What Teachers and Parents Can Do

To Simulate Thinking Skills

 
  1. Use teaching strategies that foster both the development of thinking skills and the mastery of subject matter under consideration.

  2. When learners succeed at tasks of any kind, focus their attention on and label the thinking skills that have enabled them to be successful.

  3. Encourage students to reflect on what they do that is effective and to give names to these processes.

  4. Model strategies by thinking aloud or by asking students why you did something, when you yourself successfully employ a thinking skill.

  5. Encourage students to talk to themselves while they think. At early stages, it may be necessary for them to talk out loud; but eventually they should be able to talk silently to themselves about what they are doing.

  6. Help students overlearn basic skills, so that they can afford the leisure to focus on how they are thinking rather than being overwhelmed by the basic skills included in the task at hand.

  7. Recognize the conditional nature of many thinking skills. Help students realize that a major part of using these skills is knowing when (not just how) to use them.

  8. To encourage transfer, emphasize connections within and beyond the topic of a given lesson. Encourage the integration of knowledge acquired on different occasions.

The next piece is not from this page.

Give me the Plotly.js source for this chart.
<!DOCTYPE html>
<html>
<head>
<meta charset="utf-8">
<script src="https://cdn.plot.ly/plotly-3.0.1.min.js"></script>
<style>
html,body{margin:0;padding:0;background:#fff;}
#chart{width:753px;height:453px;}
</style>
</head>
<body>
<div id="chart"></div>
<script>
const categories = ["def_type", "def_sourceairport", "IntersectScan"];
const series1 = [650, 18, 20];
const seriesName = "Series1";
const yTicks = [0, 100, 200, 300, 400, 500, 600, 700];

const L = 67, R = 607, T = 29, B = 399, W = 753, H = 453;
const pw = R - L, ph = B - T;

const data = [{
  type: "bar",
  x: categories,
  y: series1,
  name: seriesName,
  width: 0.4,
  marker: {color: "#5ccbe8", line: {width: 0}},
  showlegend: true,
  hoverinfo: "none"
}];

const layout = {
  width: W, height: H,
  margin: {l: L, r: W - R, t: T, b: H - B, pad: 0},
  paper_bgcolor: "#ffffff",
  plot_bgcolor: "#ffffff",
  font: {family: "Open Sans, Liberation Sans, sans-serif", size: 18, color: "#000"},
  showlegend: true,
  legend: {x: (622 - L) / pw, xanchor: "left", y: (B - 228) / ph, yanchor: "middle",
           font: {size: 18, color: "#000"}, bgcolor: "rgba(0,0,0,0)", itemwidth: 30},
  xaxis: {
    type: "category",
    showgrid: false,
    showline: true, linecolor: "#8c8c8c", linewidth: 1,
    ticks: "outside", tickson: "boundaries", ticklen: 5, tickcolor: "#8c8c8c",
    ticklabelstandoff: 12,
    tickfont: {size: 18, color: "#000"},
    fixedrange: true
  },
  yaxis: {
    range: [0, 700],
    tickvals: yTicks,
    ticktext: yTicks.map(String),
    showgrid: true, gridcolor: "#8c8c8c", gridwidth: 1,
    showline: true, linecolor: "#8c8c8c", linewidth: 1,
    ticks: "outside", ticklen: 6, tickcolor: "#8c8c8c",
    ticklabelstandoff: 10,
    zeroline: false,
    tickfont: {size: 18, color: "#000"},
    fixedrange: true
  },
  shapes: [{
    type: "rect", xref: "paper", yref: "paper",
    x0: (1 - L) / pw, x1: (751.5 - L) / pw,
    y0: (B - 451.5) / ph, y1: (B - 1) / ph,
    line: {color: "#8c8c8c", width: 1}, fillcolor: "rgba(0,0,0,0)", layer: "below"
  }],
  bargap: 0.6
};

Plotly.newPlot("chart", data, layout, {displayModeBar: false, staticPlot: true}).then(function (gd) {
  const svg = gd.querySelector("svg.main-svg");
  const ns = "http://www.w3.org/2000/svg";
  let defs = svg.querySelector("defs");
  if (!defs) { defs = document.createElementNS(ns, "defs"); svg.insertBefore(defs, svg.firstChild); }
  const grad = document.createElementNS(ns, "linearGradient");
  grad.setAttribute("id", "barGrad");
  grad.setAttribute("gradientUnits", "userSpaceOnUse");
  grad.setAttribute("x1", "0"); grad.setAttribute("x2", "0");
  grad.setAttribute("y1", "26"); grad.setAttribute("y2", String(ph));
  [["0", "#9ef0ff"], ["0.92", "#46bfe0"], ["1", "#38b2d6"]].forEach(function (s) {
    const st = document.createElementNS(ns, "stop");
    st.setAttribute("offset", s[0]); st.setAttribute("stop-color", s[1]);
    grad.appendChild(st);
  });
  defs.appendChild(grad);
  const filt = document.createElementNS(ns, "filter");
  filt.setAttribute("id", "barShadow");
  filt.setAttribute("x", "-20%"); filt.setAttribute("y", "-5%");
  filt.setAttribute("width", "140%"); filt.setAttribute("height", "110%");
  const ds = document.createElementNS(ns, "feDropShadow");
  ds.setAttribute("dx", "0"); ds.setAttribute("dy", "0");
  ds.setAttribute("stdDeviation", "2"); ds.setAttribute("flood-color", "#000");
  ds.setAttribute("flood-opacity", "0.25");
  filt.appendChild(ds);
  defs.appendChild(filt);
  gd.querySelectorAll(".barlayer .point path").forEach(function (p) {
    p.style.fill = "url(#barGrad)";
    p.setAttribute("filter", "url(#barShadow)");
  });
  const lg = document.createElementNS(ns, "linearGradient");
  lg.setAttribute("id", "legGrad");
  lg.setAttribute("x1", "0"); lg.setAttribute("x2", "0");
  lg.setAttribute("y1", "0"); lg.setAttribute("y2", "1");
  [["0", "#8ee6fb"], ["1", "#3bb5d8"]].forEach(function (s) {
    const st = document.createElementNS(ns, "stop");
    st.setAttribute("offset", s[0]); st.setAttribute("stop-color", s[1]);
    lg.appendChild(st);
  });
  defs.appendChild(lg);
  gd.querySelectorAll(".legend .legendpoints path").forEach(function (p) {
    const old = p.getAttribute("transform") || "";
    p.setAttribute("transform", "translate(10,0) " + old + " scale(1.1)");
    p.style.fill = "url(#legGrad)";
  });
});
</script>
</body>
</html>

  9. Provide feedback on the degree to which learners have evaluated their comprehension correctly, not just on the degree to which they have comprehended correctly.

  10. Emphasize not only knowledge about strategies, but also why these strategies are valuable and how to use them.

  11. Be aware that students may not transfer thinking strategies far from the original setting, unless they are guided to do so. The "Remember when.... Now let's rule" will help generalize these skills.

  12. Supply prompts to aid learners in monitoring the methods and depth at which they are processing information. These prompts can range from simple reminders or checklists to detailed scaffolded instruction programs.

  13. Avoid excessive dependence on external prompting. Although prompts may be necessary in early stages of the development of thinking skills, the ultimate goal is self-regulation.

  14. Focus on affective or personality aspects as well as the cognitive components of thinking skills.

  15. Be careful that attention to thinking skills does not detract from learning by competing for limited learning resources that need to be devoted to academic tasks. (Even though learning thinking skills may be more important goals than mastering specific facts or concepts, it may sometimes be better to help students learn a subject matter topic effectively - without worrying about how they did it. After they have succeeded at doing this several times, they can later be encouraged to focus on how they succeeded. Doing both tasks at the same time may be overwhelming.)

  16. Encourage students to work together on higher order activities, so that they can model thinking skills to one another and evaluate the comparative effectiveness of various thinking strategies. For example, encourage them ask one another why they employed certain cognitive strategies.

  17. Use more explicit strategies for younger learners than for older learners - for novices than for experts.